Joint ownership and tax planning

If property is jointly owned, each owner usually calculates gain and annual exemption separately according to beneficial ownership. This can materially reduce combined tax. Married couples and civil partners often review beneficial shares before disposal, but legal and tax advice is essential to ensure any transfer is genuine, documented, and compliant with anti-avoidance principles.

Reporting deadlines and compliance

For many UK residential property disposals that generate tax, HMRC requires a UK property return and payment on account within 60 days of completion. Later, figures are reconciled via Self Assessment if required. Late reporting can lead to penalties and interest, so timeline discipline is crucial.

  • Completion date drives the reporting clock.
  • Prepare your gain computation before exchange whenever possible.
  • Set funds aside for payment on account to avoid liquidity stress.
  • Retain supporting records for future HMRC queries.

Authority sources you should check before filing

Use these official references for current rates, allowances, and filing obligations:

Common mistakes when people calculate CGT on property sale

  • Using total sale proceeds as if that is the taxable amount.
  • Forgetting deductible acquisition/disposal fees.
  • Mixing up repairs with capital improvements.
  • Ignoring brought-forward capital losses.
  • Applying one flat rate instead of splitting by remaining basic rate band.
  • Missing the 60-day reporting/payment requirement where it applies.

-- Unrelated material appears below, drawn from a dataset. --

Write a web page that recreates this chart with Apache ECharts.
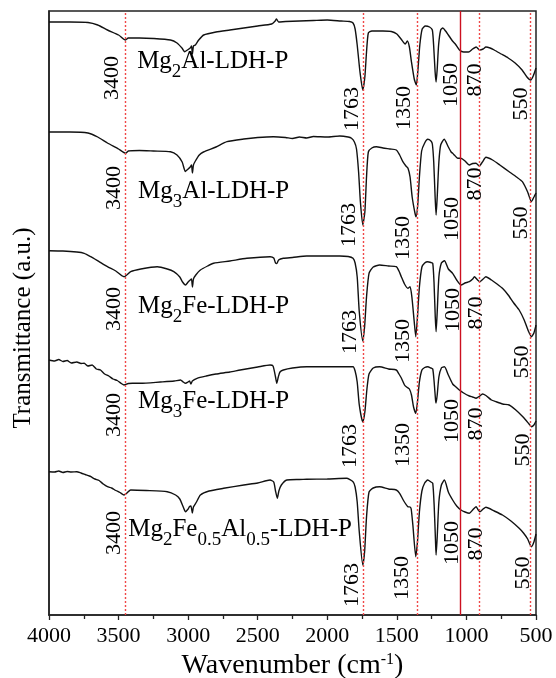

How to use this calculator effectively

Start with conservative assumptions and then refine. Enter documented costs only. If you are unsure whether an item is allowable, exclude it first, then rerun the estimate with that item included as a sensitivity check. Keep a range estimate (best case, base case, cautious case) for cash-flow planning. For higher-value transactions, a professional tax computation can easily pay for itself.

Important: This page provides an educational estimate, not legal or tax advice. CGT outcomes can change due to residency, trust structures, relief eligibility, and tax-year updates.